Ce n'est donc pas parce que l'homme est un poète qui s'ignore, ou encore parce qu'il y a toujours en lui une part de folie, d'irrationalité, que l'homme oppose à la pensée de la mort, cette espérance liée à la force d'aimer la vie et les autres. C'est bel et bien parce qu'il y a de la raison dans l'amour, de la rationalité dans la grandeur et l'organisation naturelle de la vie cosmique, et parce que la pensée de la vie peut aussi être "une pensée espérante". Il n'y a là aucun brin de déraison, aucun motif de nous accuser de légèreté non plus : c'est toute la gravité de la joie de l'amour, de ce bonheur indépassable, qui empêche aussi que l'on fasse dépasser par le désespoir les émotions que nous associons à la mort. En somme, il est plus sérieux de relier la mort à l'espérance de la vie et du bonheur d'aimer encore après elle, que de la relier au désespoir. Celui-ci paraît sérieux, mais il l'est moins, en dernière analyse.

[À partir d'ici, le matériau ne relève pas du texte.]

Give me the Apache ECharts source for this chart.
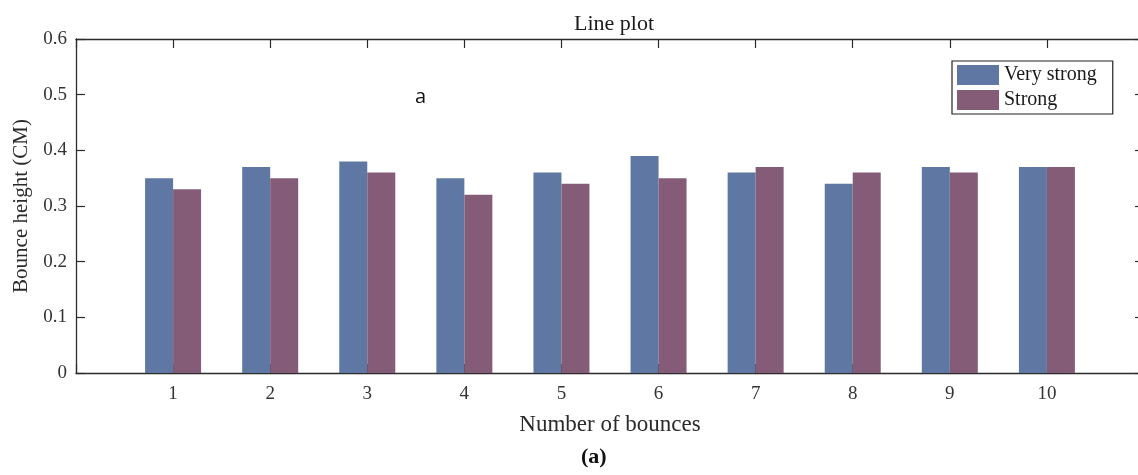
<!DOCTYPE html>
<html>
<head>
<meta charset="utf-8">
<script src="https://cdn.jsdelivr.net/npm/echarts@6/dist/echarts.min.js"></script>
<style>
html,body{margin:0;padding:0;background:#fff;overflow:hidden;}
#chart{width:1138px;height:475px;}
</style>
</head>
<body>
<div id="chart"></div>
<script>
var categories = [1, 2, 3, 4, 5, 6, 7, 8, 9, 10];
var veryStrong = [0.35, 0.37, 0.38, 0.35, 0.36, 0.39, 0.36, 0.34, 0.37, 0.37];
var strong = [0.33, 0.35, 0.36, 0.32, 0.34, 0.35, 0.37, 0.36, 0.36, 0.37];
var seriesNames = ['Very strong', 'Strong'];
var yTicks = [0, 0.1, 0.2, 0.3, 0.4, 0.5, 0.6];

var SERIF = '"Liberation Serif", "Times New Roman", serif';
var chart = echarts.init(document.getElementById('chart'), null, {renderer: 'canvas'});

function pairs(vals) {
  return categories.map(function (c, i) { return [c, vals[i]]; });
}

var axisLineStyle = {color: '#2b2b2b', width: 1.3};

chart.setOption({
  animation: false,
  backgroundColor: '#ffffff',
  title: {
    text: 'Line plot',
    left: 609,
    top: 8,
    textAlign: 'center',
    textStyle: {fontFamily: SERIF, fontSize: 22, fontWeight: 'normal', color: '#1a1a1a'}
  },
  legend: {
    data: seriesNames,
    orient: 'vertical',
    left: 952,
    top: 61,
    icon: 'rect',
    itemWidth: 42,
    itemHeight: 20,
    itemGap: 5,
    padding: [4, 16, 4, 5],
    borderColor: '#222',
    borderWidth: 1.2,
    backgroundColor: '#fff',
    textStyle: {fontFamily: SERIF, fontSize: 20, color: '#1a1a1a'}
  },
  grid: {left: 76, width: 1068, top: 39, bottom: 102, containLabel: false, outerBoundsMode: 'none'},
  xAxis: [{
    type: 'value',
    min: 0, max: 11, interval: 1,
    name: 'Number of bounces',
    nameLocation: 'middle',
    nameGap: 40,
    nameTextStyle: {fontFamily: SERIF, fontSize: 23, color: '#2a2a2a'},
    axisLine: {show: true, onZero: false, lineStyle: axisLineStyle},
    axisTick: {show: true, inside: true, length: 9, lineStyle: {color: '#2b2b2b', width: 1.2}},
    axisLabel: {
      fontFamily: SERIF, fontSize: 19, color: '#333', margin: 12,
      formatter: function (v) { return categories.indexOf(v) >= 0 ? String(v) : ''; }
    },
    splitLine: {show: false}
  }, {
    type: 'value',
    position: 'top',
    min: 0, max: 11, interval: 1,
    axisLine: {show: true, onZero: false, lineStyle: axisLineStyle},
    axisTick: {show: true, inside: true, length: 9, lineStyle: {color: '#2b2b2b', width: 1.2}},
    axisLabel: {show: false},
    splitLine: {show: false}
  }],
  yAxis: [{
    type: 'value',
    min: yTicks[0], max: yTicks[yTicks.length - 1], interval: 0.1,
    name: 'Bounce height (CM)',
    nameLocation: 'middle',
    nameGap: 42,
    nameTextStyle: {fontFamily: SERIF, fontSize: 21, color: '#2a2a2a'},
    axisLine: {show: true, onZero: false, lineStyle: axisLineStyle},
    axisTick: {show: true, inside: true, length: 9, lineStyle: {color: '#2b2b2b', width: 1.2}},
    axisLabel: {
      fontFamily: SERIF, fontSize: 19, color: '#333', margin: 9,
      formatter: function (v) { return v === 0 ? '0' : v.toFixed(1); }
    },
    splitLine: {show: false}
  }, {
    type: 'value',
    position: 'right',
    min: yTicks[0], max: yTicks[yTicks.length - 1], interval: 0.1,
    axisLine: {show: true, onZero: false, lineStyle: axisLineStyle},
    axisTick: {show: true, inside: true, length: 9, lineStyle: {color: '#2b2b2b', width: 1.2}},
    axisLabel: {show: false},
    splitLine: {show: false}
  }],
  series: [{
    name: seriesNames[0],
    type: 'bar',
    xAxisIndex: 0, yAxisIndex: 0,
    data: pairs(veryStrong),
    barWidth: 28,
    barGap: '0%',
    itemStyle: {color: '#5e78a3'},
    z: 1
  }, {
    name: seriesNames[1],
    type: 'bar',
    xAxisIndex: 0, yAxisIndex: 0,
    data: pairs(strong),
    barWidth: 28,
    barGap: '0%',
    itemStyle: {color: '#845c78'},
    z: 1
  }],
  graphic: [{
    type: 'text',
    left: 415, top: 87,
    style: {text: 'a', font: '20px "Open Sans", "Liberation Sans", sans-serif', fill: '#111'}
  }, {
    type: 'text',
    left: 581, top: 446,
    style: {text: '(a)', font: 'bold 22px ' + SERIF, fill: '#111'}
  }]
});
</script>
</body>
</html>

L'espérance en général est fondée rationnellement. Cela explique pourquoi l'on félicite celui qui a su garder l'espoir dans un contexte terriblement éprouvant, et l'on donne en exemple des actions qui tenaient leur force de cet espoir. Dans Au Nom de Tous les Miens, Martin Gray a donné l'autobiographie d'une existence qui ne devait plus son sens à autre chose qu'à l'adhésion à la puissance du Bien et de la Vie, adhésion faite d'une espérance qu'il avait élevé au degré le plus haut, le plus parfait qui soit. Martin Gray raconte par exemple qu'il savait si bien entrer et sortir de Varsovie pourtant occupée, qu'il le faisait habilement, plusieurs fois dans le même mois, afin d'aider les autres. Mieux encore, son espérance que tout aille bien faisait sa confiance dans des actions comme entrer et sortir quelques temps plus tard d'un camp où les Juifs étaient opprimés ! Martin Gray sortait souvent par les énormes camions, en se cachant non pas à l'intérieur, mais en-dessous, sur la structure métallique du camion. La confiance, lorsqu'elle est ainsi orientée vers l'avenir en général, est la vertu d'espérance. Le fait qu'elle ne soit pas une simple émotion la relie fortement à la raison naturelle, et provoque celle-ci à penser en fonction de l'avenir heureux espéré.